Un film de Kenneth Branagh. Avec Chris Pine, Keira Knightley, Kevin Costner. En salles dès le 29 janvier 2014.
Kenneth Branagh laisse au placard ses marottes shakespeariennes pour s’attaquer au plus célèbre analyste de la CIA dans un reboot honnête mais perfectible.
Note : 3/5
Crée par le romancier Tom Clancy en 1986, le personnage de Jack Ryan est apparu la première fois au cinéma sous les traits d’Alec Baldwin dans A la poursuite d’Octobre Rouge avant d’adopter le flegme d’Harrison Ford dans Jeux de Guerre et Danger immédiat. Il faudra attendre 2002 pour que le célèbre analyste ait droit à un petit coup de polish avec La Somme de toutes les peurs où il prend l’apparence de Ben Affleck. Après 12 ans de silence radio cinématographique, Jack Ryan qui, entre temps, n’aura pas chômé en librairies (il apparaît dans pas moins de 13 ouvrages depuis sa création en 1986) on remet les compteurs à zéro. Arborant le regard bleu azur de Chris Pine, ce Jack Ryan 2.0 reste le boy scout droit dans ses bottes que nous avons toujours connu à la différence près qu’il n’a plus la même assurance et maturité. Et pour cause puisque The Ryan Initiative joue la carte, o combien arrangeante, de l’origin story. Si la démarche consistant à faire de Jack Ryan un personnage contemporain au lieu – pourquoi pas – de faire apparaître son fils Jack Ryan Jr lui aussi héros d’une série de livres écrits par Tom Clancy, peut être sujet à caution, nos doutes sont rapidement balayé d’un revers de main par une intrigue plus intelligente qu’elle n’en a l’air. Dans The Ryan Initiative, le célèbre analyste doit contrecarrer les plans d’un oligarque russe bien décidé à faire vaciller l’économie américaine pour qu’elle entraine le monde dans sa chute. Une odieuse machination qui s’accompagne d’une autre encore plus terrifiante.

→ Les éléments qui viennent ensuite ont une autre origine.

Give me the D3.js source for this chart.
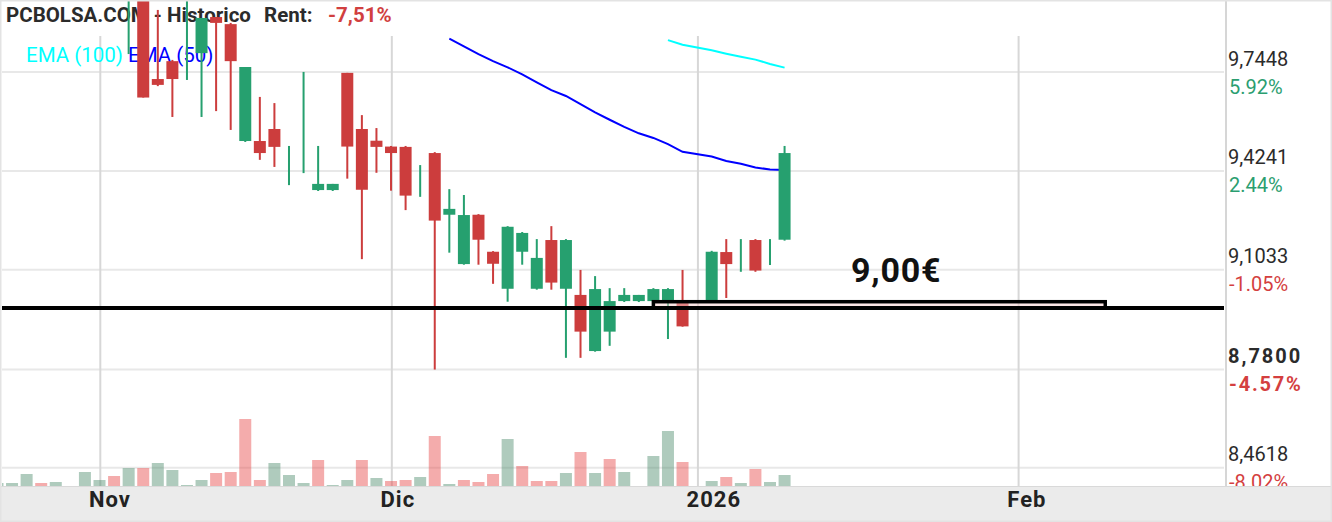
<!DOCTYPE html>
<html>
<head>
<meta charset="utf-8">
<script src="https://cdn.jsdelivr.net/npm/d3@7"></script>
<style>
  html, body { margin: 0; padding: 0; background: #fff; }
  svg { display: block; font-family: Roboto, "Noto Sans", sans-serif; }
</style>
</head>
<body>
<svg id="chart" width="1332" height="522"></svg>
<script>
// ---- Daily sessions (BME), OHLC and volume (thousands of shares) ----
const sessions = [
  "2025-10-23","2025-10-24","2025-10-27","2025-10-28","2025-10-29","2025-10-31",
  "2025-11-03","2025-11-04","2025-11-05","2025-11-06","2025-11-07","2025-11-10",
  "2025-11-11","2025-11-12","2025-11-13","2025-11-14","2025-11-17","2025-11-18",
  "2025-11-19","2025-11-20","2025-11-21","2025-11-24","2025-11-25","2025-11-26",
  "2025-11-27","2025-11-28","2025-12-01","2025-12-02","2025-12-03","2025-12-04",
  "2025-12-05","2025-12-08","2025-12-09","2025-12-10","2025-12-11","2025-12-12",
  "2025-12-15","2025-12-16","2025-12-17","2025-12-18","2025-12-19","2025-12-22",
  "2025-12-23","2025-12-24","2025-12-29","2025-12-30","2025-12-31","2026-01-02",
  "2026-01-05","2026-01-06","2026-01-07","2026-01-08","2026-01-09"
];
const open = [
  10.30, 10.35, 10.38, 10.46, 10.40, 10.42,
  10.48, 10.50, 10.10, 10.05, 9.722, 9.780,
  9.800, 9.806, 9.923, 9.900, 9.521, 9.521,
  9.560, 9.505, 9.589, 9.362, 9.362, 9.742,
  9.560, 9.522, 9.503, 9.502, 9.395, 9.482,
  9.282, 9.122, 9.282, 9.162, 9.042, 9.162,
  9.042, 9.200, 9.042, 9.022, 8.840, 8.903,
  9.002, 9.002, 9.002, 9.002, 9.002, 9.003,
  9.161, 9.168, 9.200, 9.168, 9.201
];
const high = [
  10.38, 10.42, 10.50, 10.48, 10.45, 10.52,
  10.55, 10.52, 10.30, 10.12, 9.946, 9.784,
  10.03, 9.920, 9.923, 9.904, 9.761, 9.664,
  9.644, 9.505, 9.745, 9.505, 9.382, 9.742,
  9.605, 9.563, 9.505, 9.505, 9.443, 9.485,
  9.365, 9.346, 9.284, 9.164, 9.245, 9.226,
  9.203, 9.245, 9.203, 9.103, 9.083, 9.044,
  9.044, 9.022, 9.044, 9.044, 9.103, 9.165,
  9.203, 9.203, 9.203, 9.203, 9.505
];
const low = [
  10.26, 10.31, 10.36, 10.38, 10.37, 10.40,
  10.44, 10.20, 9.803, 9.662, 9.699, 9.599,
  9.719, 9.599, 9.618, 9.557, 9.518, 9.460,
  9.437, 9.378, 9.417, 9.359, 9.359, 9.399,
  9.138, 9.418, 9.360, 9.297, 9.340, 8.780,
  9.159, 9.120, 9.120, 9.058, 9.000, 9.120,
  9.039, 9.039, 8.818, 8.818, 8.838, 8.857,
  8.999, 8.999, 9.002, 8.879, 8.919, 9.003,
  9.012, 9.097, 9.097, 9.119, 9.198
];
const close = [
  10.35, 10.38, 10.46, 10.40, 10.42, 10.48,
  10.50, 10.24, 10.26, 9.662, 9.703, 9.722,
  9.800, 9.920, 9.904, 9.780, 9.761, 9.482,
  9.502, 9.505, 9.589, 9.382, 9.382, 9.503,
  9.363, 9.502, 9.482, 9.344, 9.395, 9.263,
  9.301, 9.281, 9.201, 9.123, 9.243, 9.223,
  9.142, 9.062, 9.200, 8.903, 9.041, 9.002,
  9.022, 9.022, 9.041, 9.041, 8.920, 9.162,
  9.122, 9.168, 9.101, 9.168, 9.482
];
const volume = [
  3, 3, 12, 3, 4, 14,
  6, 10, 18, 18, 23, 16,
  1, 6, 13, 14, 67, 6,
  23, 11, 3, 26, 1, 6,
  26, 8, 5, 6, 9, 50,
  2, 6, 4, 12, 47, 20,
  5, 5, 13, 34, 13, 27,
  14, 0, 30, 55, 24, 5,
  9, 3, 17, 4, 11
];

// Moving averages
const ema50Start = "2025-12-05";
const ema50 = [
  9.853, 9.828, 9.803, 9.780, 9.760, 9.737,
  9.711, 9.686, 9.667, 9.641, 9.614, 9.590,
  9.567, 9.546, 9.531, 9.511, 9.486, 9.471,
  9.456, 9.447, 9.435, 9.429, 9.427
];
const ema100Start = "2025-12-30";
const ema100 = [9.848, 9.833, 9.815, 9.804, 9.794, 9.785, 9.771, 9.759];

// Price axis ticks and their % change labels
const priceTicks = [9.7448, 9.4241, 9.1033, 8.7800, 8.4618];
const priceTickLabels = ["9,7448", "9,4241", "9,1033", "8,7800", "8,4618"];
const pctTickLabels = ["5.92%", "2.44%", "-1.05%", "-4.57%", "-8.02%"];
const pctTickUp = [true, true, false, false, false];
const highlightTick = "8,7800";

// Time axis
const monthTicks = ["2025-11-03", "2025-12-01", "2026-01-01", "2026-02-02"];
const monthLabels = ["Nov", "Dic", "2026", "Feb"];
const marketClosed = ["2025-12-25", "2025-12-26"];

// Annotations
const supportLevel = 8.98;
const zoneTop = 9.00;
const zoneFrom = "2025-12-29";
const zoneTo = "2026-02-10";
const zoneLabel = "9,00€";
const titleText = "PCBOLSA.COM - Historico";
const rentLabel = "Rent:";
const rentValue = "-7,51%";
const legendItems = [
  { name: "EMA (100)", color: "#00ffff" },
  { name: "EMA (50)", color: "#0000ff" }
];

// ---- Layout ----
const W = 1332, H = 522;
const plotLeft = 2, plotRight = 1224, axisX = 1226;
const volBase = 486;
const GREEN = "#26a06f", RED = "#cc3d3d";

// Trading calendar: weekdays except market holidays
const fmt = d3.utcFormat("%Y-%m-%d");
const calendar = d3.utcDays(new Date("2025-10-23T00:00:00Z"), new Date("2026-02-28T00:00:00Z"))
  .filter(d => d.getUTCDay() !== 0 && d.getUTCDay() !== 6)
  .map(fmt)
  .filter(s => !marketClosed.includes(s));

const step = 14.576, x0 = -2.53;
const x = d3.scalePoint()
  .domain(calendar)
  .range([x0, x0 + step * (calendar.length - 1)]);

const y = d3.scaleLinear().domain([8.4618, 9.7448]).range([467.7, 72]);
const yVol = d3.scaleLinear().domain([0, d3.max(volume)]).range([volBase, volBase - 67]);

const bars = sessions.map((date, i) => ({
  date, o: open[i], h: high[i], l: low[i], c: close[i], v: volume[i],
  volUp: i === 0 ? close[i] >= open[i] : close[i] >= close[i - 1]
}));

const svg = d3.select("#chart");

svg.append("defs").append("clipPath").attr("id", "plot")
  .append("rect").attr("x", plotLeft).attr("y", 0)
  .attr("width", plotRight - plotLeft).attr("height", volBase);

svg.append("rect").attr("width", W).attr("height", H).attr("fill", "#fff");

// Gridlines
svg.append("g").selectAll("line").data(priceTicks).join("line")
  .attr("x1", plotLeft).attr("x2", plotRight)
  .attr("y1", d => y(d)).attr("y2", d => y(d))
  .attr("stroke", "#e8e8e8").attr("stroke-width", 2);

svg.append("g").selectAll("line").data(monthTicks).join("line")
  .attr("x1", d => x(d) + 0.8).attr("x2", d => x(d) + 0.8)
  .attr("y1", 36).attr("y2", volBase)
  .attr("stroke", "#d7d7d7").attr("stroke-width", 2);

// Title and legend
const title = svg.append("g").attr("font-size", 20.5).attr("font-weight", 700);
title.append("text").attr("x", 6).attr("y", 22).attr("fill", "#2b2b2b").text(titleText);
title.append("text").attr("x", 264).attr("y", 22).attr("fill", "#2b2b2b").text(rentLabel);
title.append("text").attr("x", 328).attr("y", 22).attr("fill", "#d13f3f").text(rentValue);

const legendX = [26, 128];
svg.append("g").selectAll("text").data(legendItems).join("text")
  .attr("x", (d, i) => legendX[i]).attr("y", 62)
  .attr("font-size", 20.5).attr("fill", d => d.color).text(d => d.name);

// Plot contents
const plot = svg.append("g").attr("clip-path", "url(#plot)");

// Volume
plot.append("g").selectAll("rect").data(bars.filter(b => b.v > 0)).join("rect")
  .attr("x", d => x(d.date) - 6).attr("width", 12)
  .attr("y", d => yVol(d.v)).attr("height", d => volBase - yVol(d.v))
  .attr("fill", d => d.volUp ? "rgba(77,139,108,0.45)" : "rgba(230,70,70,0.45)");

// EMA lines
const i50 = sessions.indexOf(ema50Start), i100 = sessions.indexOf(ema100Start);
const line = d3.line().x(d => x(d[0])).y(d => y(d[1]));
plot.append("path")
  .datum(ema100.map((v, k) => [sessions[i100 + k], v]))
  .attr("d", line).attr("fill", "none").attr("stroke", "#00ffff").attr("stroke-width", 2);
plot.append("path")
  .datum(ema50.map((v, k) => [sessions[i50 + k], v]))
  .attr("d", line).attr("fill", "none").attr("stroke", "#0000ff").attr("stroke-width", 2);

// Candles
const candle = plot.append("g").selectAll("g").data(bars).join("g")
  .attr("fill", d => d.c >= d.o ? GREEN : RED);
candle.append("rect")
  .attr("x", d => x(d.date) - 1).attr("width", 2)
  .attr("y", d => y(d.h)).attr("height", d => y(d.l) - y(d.h));
candle.append("rect")
  .attr("x", d => x(d.date) - 6).attr("width", 12)
  .attr("y", d => y(Math.max(d.o, d.c)))
  .attr("height", d => Math.abs(y(d.o) - y(d.c)));

// Support zone and line
plot.append("rect")
  .attr("x", x(zoneFrom)).attr("width", x(zoneTo) - x(zoneFrom))
  .attr("y", y(zoneTop)).attr("height", y(supportLevel) - y(zoneTop))
  .attr("fill", "rgba(250,205,205,0.5)").attr("stroke", "#000").attr("stroke-width", 3.5);
plot.append("line")
  .attr("x1", plotLeft).attr("x2", plotRight)
  .attr("y1", y(supportLevel)).attr("y2", y(supportLevel))
  .attr("stroke", "#000").attr("stroke-width", 4);

svg.append("text").attr("x", 851).attr("y", 282)
  .attr("font-size", 34).attr("font-weight", 700).attr("fill", "#111")
  .attr("letter-spacing", 0.8)
  .text(zoneLabel);

// Right price axis
svg.append("line").attr("x1", axisX).attr("x2", axisX).attr("y1", 0).attr("y2", volBase)
  .attr("stroke", "#d6d6d6").attr("stroke-width", 2);

const ticks = priceTicks.map((v, i) => ({
  v, label: priceTickLabels[i], pct: pctTickLabels[i], up: pctTickUp[i],
  bold: priceTickLabels[i] === highlightTick
}));
const tg = svg.append("g").attr("font-size", 20);
tg.selectAll("text.val").data(ticks).join("text").attr("class", "val")
  .attr("x", 1228).attr("y", d => y(d.v) - 6.5)
  .attr("fill", "#2b2b2b")
  .attr("font-weight", d => d.bold ? 700 : 400)
  .attr("letter-spacing", d => d.bold ? 2 : 0)
  .text(d => d.label);
tg.selectAll("text.pct").data(ticks).join("text").attr("class", "pct")
  .attr("x", 1229).attr("y", d => y(d.v) + 21.5)
  .attr("fill", d => d.up ? "#2b9e70" : "#d43f3f")
  .attr("font-weight", d => d.bold ? 700 : 400)
  .attr("letter-spacing", d => d.bold ? 1.8 : 0)
  .text(d => d.pct);

// Bottom time axis band
svg.append("rect").attr("x", 0).attr("y", volBase).attr("width", W).attr("height", H - volBase)
  .attr("fill", "#ebebeb");
svg.append("line").attr("x1", 0).attr("x2", W).attr("y1", volBase + 0.5).attr("y2", volBase + 0.5)
  .attr("stroke", "#d9d9d9").attr("stroke-width", 1);
svg.append("g").selectAll("text").data(monthTicks).join("text")
  .attr("x", d => x(d) - 10.5).attr("y", 507)
  .attr("font-size", 22).attr("font-weight", 700).attr("letter-spacing", 1)
  .attr("fill", "#222")
  .text((d, i) => monthLabels[i]);

// Frame
svg.append("rect").attr("x", 0.75).attr("y", 0.75).attr("width", W - 1.5).attr("height", H - 1.5)
  .attr("fill", "none").attr("stroke", "#e3e3e3").attr("stroke-width", 1.5);
</script>
</body>
</html>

Un postulat assez simpliste, qui, sous son dehors ultra manichéen, cache un propos finalement pas si bête que ça. En convoquant à la fois les spectres de la crise financière et ceux de la Guerre Froide, les scénaristes David Koepp et Adam Cozad font de ce Ryan Initiative un film symptomatique de son époque où les informations défilent vitesse grand V et dans lequel les menaces, toujours aussi terrifiantes, prennent de nouveaux atours en phase avec les préoccupations actuelles. Et c’est toute l’intelligence d’un script qui érige ainsi la finance en nouveau géant aux pieds d’argile, sorte de cheval de Troie prêt à imploser. Désormais c’est sous la forme d’algorithmes que se présentent les nouvelles armes de destruction massive. Cette dichotomie fascinante entre menace actuelle (le monde de la finance) et passée (les méchants russes) donnent au film un cachet singulier. Malheureusement, passé une première partie efficace, The Ryan Initiative finit par tourner en rond et ne parvient pas à transformer complètement l’essai. Là où des séries comme 24 heures chrono ou encore Homeland avaient su habilement jouer de peurs très contemporaines en leur donnant une réelle ampleur, The Ryan Initiative se contente de rester l’œil vissé sur le petit bout de la lorgnette sans jamais mettre son fascinant propos en perspective. Un manque d’implication (d’ambition serait-on tenté de dire) qu’on serait tenté d’imputer à son réalisateur. Si Kenneth Branagh parvient à insuffler sa patte notamment à travers son personnage de méchant, à mi chemin entre le bad guy bondien et le Gordon Gekko de Wall Street, et une savoureuse scène de briefing conjugale, le cinéaste ne semble pas très à l’aise avec un genre qu’il aborde pour la 1ère fois en tant que metteur en scène. Techniquement, l’homme fait son boulot mais on le sent, une fois n’est pas coutume, davantage mu par les protagonistes que par leur inscription dans l’action. Louable en soi, encore aurait-il fallu qu’un juste dosage entre l’intime et le spectaculaire eut été trouvé. Symptomatique de cet état de fait, les traitements réservés à Kevin Costner et Keira Knightley injustement sous exploités. Plus audacieux, cet énième reboot aurait pu se révéler une réelle surprise, il faudra se contenter ici d’un film d’espionnage correct aux enjeux géopolitiques passionnants mais jamais exploités à fond.
Agréable à suivre, The Ryan Initiative est une tentative louable de revigorer le personnage phare de Tom Clancy.